Innovation to protect seabirds wins award

Dunedin fisherman and special innovation award winner Gavin Heineman with his boat Echo in Careys...
Dunedin fisherman and special innovation award winner Gavin Heineman with his boat Echo in Careys Bay yesterday. PHOTO: STEPHEN JAQUIERY

A commercial fisherman from Dunedin was recognised at an awards ceremony in Wellington last night for his innovation designed to protect seabirds.

Gavin Heineman declined an all-expenses-paid trip to collect his award at the Seabird Smart Awards because he was too busy fishing.

The awards recognise commercial and recreational fishers committed to looking after New Zealand seabirds.

The award winners were announced by Conservation Minister Maggie Barry at Te Papa.

The special innovation award was given to Mr Heineman for re-engineering the fishing deck on his 13.7m vessel Echo to include an aluminium chute for the crew to discard the guts and heads of fish.

The design ensures the heads and guts are released in an area of sea away from the trawl cables.

"It keeps the birds out of the danger zone.''

Cables were hard for birds to see and they could injure themselves if they struck them.

From left: Ate Heineman, Gavin Heineman and Carol Scott on Echo with the underside of the tilted...
From left: Ate Heineman, Gavin Heineman and Carol Scott on Echo with the underside of the tilted sorting tray showing.

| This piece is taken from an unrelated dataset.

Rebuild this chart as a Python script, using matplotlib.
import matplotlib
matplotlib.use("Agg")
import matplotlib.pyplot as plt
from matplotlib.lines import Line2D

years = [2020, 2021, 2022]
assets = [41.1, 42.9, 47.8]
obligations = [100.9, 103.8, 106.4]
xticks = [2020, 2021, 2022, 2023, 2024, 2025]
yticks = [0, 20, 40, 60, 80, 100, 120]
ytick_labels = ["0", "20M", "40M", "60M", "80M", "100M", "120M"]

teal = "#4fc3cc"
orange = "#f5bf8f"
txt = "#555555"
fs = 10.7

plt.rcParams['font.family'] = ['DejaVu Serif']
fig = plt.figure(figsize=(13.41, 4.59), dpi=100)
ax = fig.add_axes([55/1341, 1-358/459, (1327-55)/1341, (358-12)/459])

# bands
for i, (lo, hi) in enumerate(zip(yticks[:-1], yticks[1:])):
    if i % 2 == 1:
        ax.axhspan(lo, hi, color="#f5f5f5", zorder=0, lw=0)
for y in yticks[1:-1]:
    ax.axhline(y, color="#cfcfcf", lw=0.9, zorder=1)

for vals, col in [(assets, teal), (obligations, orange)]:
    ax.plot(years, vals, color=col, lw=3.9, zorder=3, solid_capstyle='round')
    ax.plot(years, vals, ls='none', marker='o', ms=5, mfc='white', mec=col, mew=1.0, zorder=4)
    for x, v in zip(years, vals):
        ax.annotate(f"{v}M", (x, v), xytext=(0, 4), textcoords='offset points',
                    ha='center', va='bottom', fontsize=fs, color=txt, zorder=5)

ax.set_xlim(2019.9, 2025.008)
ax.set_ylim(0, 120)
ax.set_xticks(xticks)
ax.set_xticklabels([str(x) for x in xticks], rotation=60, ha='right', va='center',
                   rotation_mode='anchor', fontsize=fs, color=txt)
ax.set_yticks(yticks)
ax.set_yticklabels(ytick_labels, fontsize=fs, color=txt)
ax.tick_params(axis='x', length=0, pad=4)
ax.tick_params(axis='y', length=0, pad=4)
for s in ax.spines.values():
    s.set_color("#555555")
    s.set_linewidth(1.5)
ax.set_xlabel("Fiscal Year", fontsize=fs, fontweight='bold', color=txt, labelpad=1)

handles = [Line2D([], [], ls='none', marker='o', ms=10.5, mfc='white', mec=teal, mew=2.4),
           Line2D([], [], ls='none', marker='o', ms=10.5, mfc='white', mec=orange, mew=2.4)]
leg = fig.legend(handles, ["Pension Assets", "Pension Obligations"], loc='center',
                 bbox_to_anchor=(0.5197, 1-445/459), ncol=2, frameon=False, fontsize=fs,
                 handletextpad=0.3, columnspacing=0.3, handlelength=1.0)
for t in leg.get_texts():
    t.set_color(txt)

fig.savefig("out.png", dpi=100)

PHOTO: SUPPLIED
When the guts and heads were thrown over the side, the birds sensed "dinner is coming'' and "rush in'' to the danger zone.

"When they get really hungry, they put themselves in danger.''

The chute design was always "evolving'' and the idea for a curtain across the chute exit had been proposed to try to fool birds waiting at the back of the boat by disguising the presence and direction of the guts and heads.

Southern Seabird Solutions Trust chairman Bill Mansfield said New Zealand was the "seabird capital of the world''.

"As the breeding ground for a third of the world's seabird species, we have an international responsibility to ensure their long-term survival.''

The awards, held every two years, are run by the trust.

Altair Fishing Ltd, of Nelson, won an award for measures to protect seabirds across its fleet of tuna vessels on the West Coast.

They included using bird-scaring lines, setting fishing lines at night, adding weights to make bait sink quickly and dying bait to make it less visible to birds.